Dogs and bee stings
What to do and what to watch for
As spring and summer approaches dogs spend more times outdoors in yards and parks. Unfortunately, dogs and people are not the only ones fond of the nice mild weather, relaxing green grasses and blooming flowers.
Bees, wasps and others stinger bugs start thriving in these seasons as well and become very active. Dogs are the most prone of pets to insect bites because of their inquisitive nature and because of the fact that they are most likely to run about.
If you notice your puppy or dog yelp all at a sudden and then rub the affected area on the ground very likely he/ she has been bitten by some nasty insect. At a closer look you may notice a swollen area, this area is where you want to keep a close eye on.
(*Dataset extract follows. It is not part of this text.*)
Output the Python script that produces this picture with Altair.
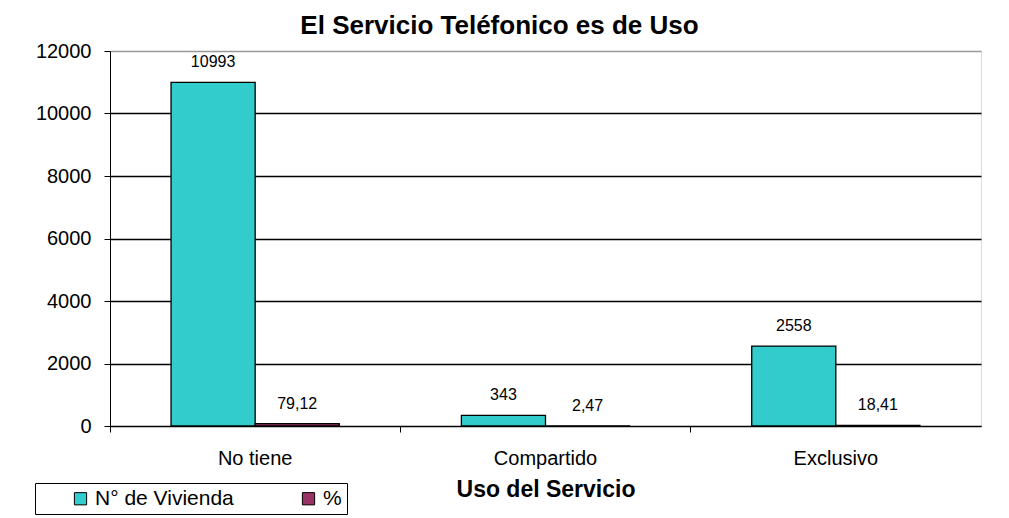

First aid for bee stings requires a few ingredients that can be easily be found at home. You will need:
A card such as a playing card or credit card
The credit card or playing card is used to scrape the skin where you suspect your dog has been bit. Scraping the skin carefully may help getting the stinger out if you believe it is still stuck in the skin. This prevents further poison from being released.
Next you may want to make a paste of baking soda and water and apply it to the affected area.
If the dog appears to be in pain an ice pack may help reduce pain and swelling. Never apply ice directly to the skin, rather wrap it in cloth first.
Plain Benadryl (make sure it is plain) is an antihistamine and may prevent allergic reactions. As with any medication however, Benadryl may cause side effects and is preferably given under the advice of a veterinarian especially if your dog has health conditions or is on other medications.
Most dogs do just fine after the first minutes of "stinging" sensation in the skin. However, some dogs may develop severe reactions to such an extent that they need immediate emergency care. Any time you notice any of these symptoms: excessive swelling, hives, trouble breathing, vomiting, lethargy, seizures, wheezing, fever, pale gums seek emergency attention at once. The dog may be experiencing an anaphylactic shock which can turn out life threatening pretty quickly.
If your dog just doesn't seem right after the sting the better safe than sorry approach turns out to be the most savy. 'When in doubt get on route" bring your dog to the closest vet and have him evaluated promptly.